Exigerez-vous des certifications dans tous vos projets ? Lesquelles ?

Notre siège social est le premier immeuble au Québec à avoir la double certification BOMA BEST platine et LEED platine et on en est très fiers alors, oui, on aime les certifications, mais ce n’est pas une obligation chez nous. Cela dit, plusieurs de nos partenaires s’en inspirent et font réellement l’analyse du cycle de vie de leur projet et ces pratiques sous-jacentes nous permettent d’évaluer la durabilité d’un immeuble. En 2023, on veut aussi mieux définir ce qu’est concrètement pour le Fonds immobilier un immeuble durable en matière d’indicateurs de performance. Pour le moment, le nouveau Code national du bâtiment nous aide.
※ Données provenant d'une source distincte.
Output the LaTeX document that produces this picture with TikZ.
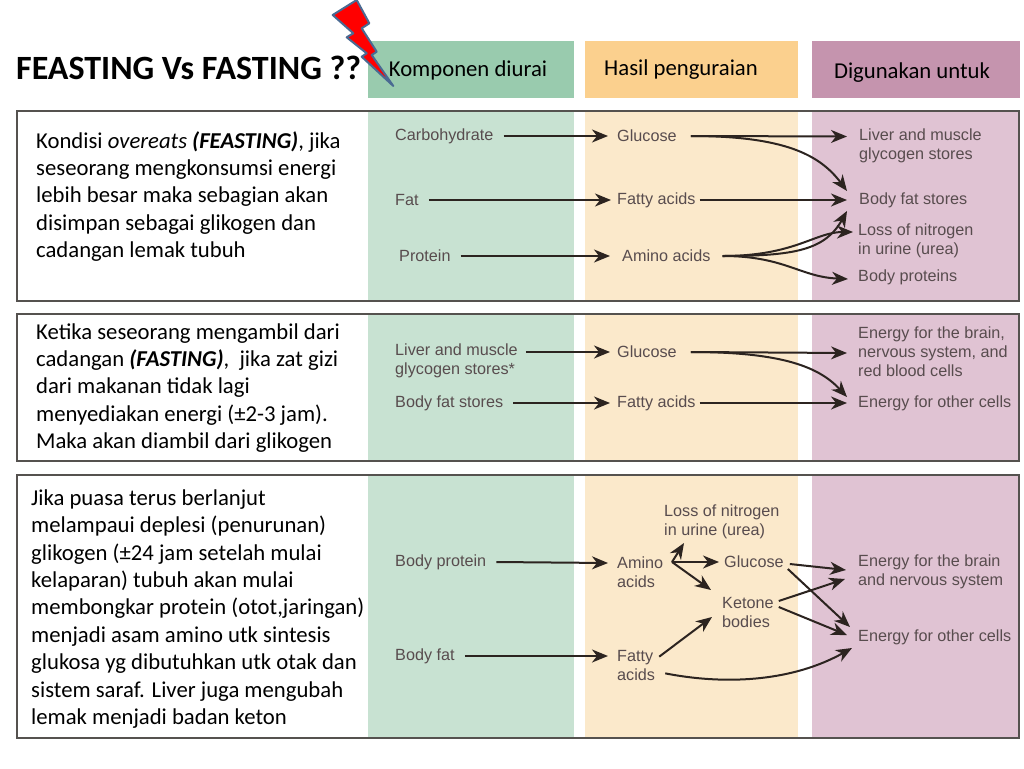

Les immeubles doivent déjà être plus performants et on se rend compte que bon nombre de ceux qu’on est en train de développer surpassent en fait les exigences du Code.

Quel message le Fonds immobilier souhaite envoyer à ses partenaires avec sa politique ?

On veut être une locomotive de changement. On veut assumer notre rôle de leader pour aider le Québec à faire cette transition-là pour que les citoyens aient de meilleurs milieux de vie pour travailler, vivre, se divertir et apprendre. On se donne la responsabilité de contribuer à la transition en ne laissant personne derrière. Je pense aux Habitations Le Domaine, dans l’Est de Montréal, dans lesquelles on a investi du capital patient et qui est géré par l’OBNL Gérer son quartier dans le but de maintenir les loyers abordables pour 2 000 Montréalais et Montréalaises, en plus de leur offrir des services.